Beneath it all, you’re facing the insidious activities of hackers and scammers. Phishing emails may fool your employees into handing over sensitive information. DNS, SQL, and XSS attacks can disrupt service or bypass access controls. If someone hacks a gateway device, they probably have a clear way into your cloud network.
Types of Cloud Protection
On top of clear, continuous education for security in your workforce, there is much to explore for ironclad cloud protection. Here are a few solutions:
- Web application firewalls. These control all traffic from application servers, guarding against attacks such as SQL injections, cross-scripting, and cross-site request forgeries. Unlike regular firewalls, you set the boundaries of what may constitute a threat.
- Detection and response for cloud workload protection.
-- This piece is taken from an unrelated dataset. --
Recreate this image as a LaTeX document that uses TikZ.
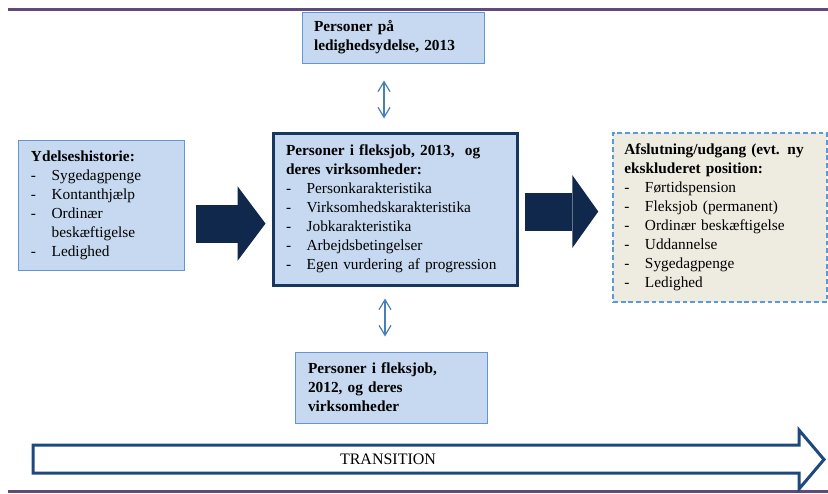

When you unify this security across all providers, you safeguard container events – the small units of software that package up libraries, code, and configuration files.
What You’ll Gain from Cloud Security
Cloud technology is a powerful asset for anything you’re hoping to accomplish in the digital realm. And with sufficient protection, you can make the most of these wins without worry. More specifically, though, what do those successes look like with a cloud security provider on board?
Chiefly, you’ll reduce the risk of compromise in your environment. Business practices can run on reliable information, accounts, and access privileges without fear of losing them. While no organization is immune to cyberattacks, having the proper security controls in place greatly reduces your risk. Customer information, as well as your own, stays where it’s meant to be, ultimately helping you maintain a strong reputation.
As threats are dealt with, you’ll be able to scale up or down with server demand, a crucial service for maintaining protection as your business grows. You aren’t just vigilant against threats today, but any that may surface in the grand scope of your goals.